Gender is a key theme, even if I struggled to piece together what the book was trying to say about it. It could be as simple as men are simple animals searching endlessly for power and women unfortunately must serve at the helm of this desire. The satire is positioned that way because men in this novel are portrayed the same whether they are literal pigs or prime ministers. In either form, at their best, they provide the narrator physical comfort. At their worst, they seek to physically harm her. It’s quite unsettling that as the narrator shifts to a more porcine form, the men in the novel appear to lust after her more intensely. In contrast, female characters have much more diverse, weird and nuanced relationships. There is jealousy sparked when a higher ranking prostitute at the brothel absorbs attention that was previously devoted to the narrator. And then there is an admittedly confusing substory about the narrator’s mother, who is whoring herself out in her own way to the media. Women are given layered emotion and complicated motivations, while it’s implied all men secretly just want to fuck a pig.
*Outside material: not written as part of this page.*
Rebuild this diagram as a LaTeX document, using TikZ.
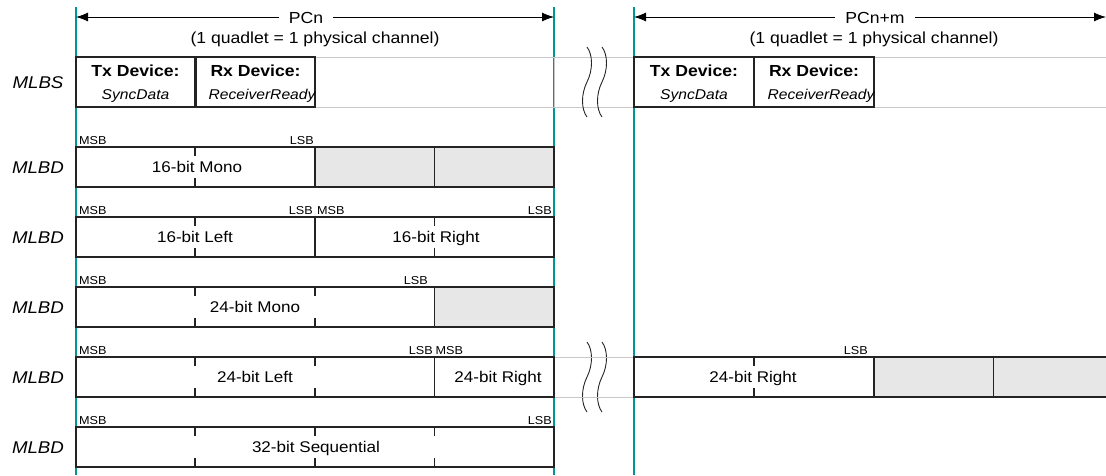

By the end, the animal dominates the human, and our narrator lives her life the opposite to her werewolf lover. It’s only as a rare full moon treat that she becomes human again. The rest of her days are spent in the mentally reduced (but physically more pleasing) pig form. She is now a sow that occasionally becomes a human, not the other way around. During her increasingly brief stints as a human, the narrator is nostalgic and pensive, but heavily reluctant in her own body. Again, I was left questioning: what does this all mean? Is it that the pleasures of life are greater when experienced simply, as a pig would, at a remove from societal pressures? Is it that unhealthy and disrespectful relationships revert people back to the animals they were before civilisation?

Sadly, there were too many ideas in Pig Tales, and those ideas were poorly developed. While it was a vibrant escapade of a novella, it wasn’t built on solid enough foundations. It is pitched like an allegory, but the underlying allegorical meaning was too varied and unclear. The plot is pushed along by a current of political unease and corruption but that is also disorientatingly unexplained. I think it’s alluded that there is a famine, and humans are being turned into animals for the purpose of slaughter and meat. Christ. Maybe none of it was about gender politics afterall?

Or maybe this is the human in me, overcomplicating.

Maybe animals just have more fun.



2 responses to “Pig Tales – Marie Darrieussecq”

  1. Good review. It was as playful as a piggy in the muddy puddle. The review has me intrigued and tempted to read the book, but I think I will respect the recommendation. I like that the book still sounds interesting, but you gave it Recommend = No. This shows respect for the craft of reviewing and gives me confidence in your other work.

    Also, how do you say the author’s name?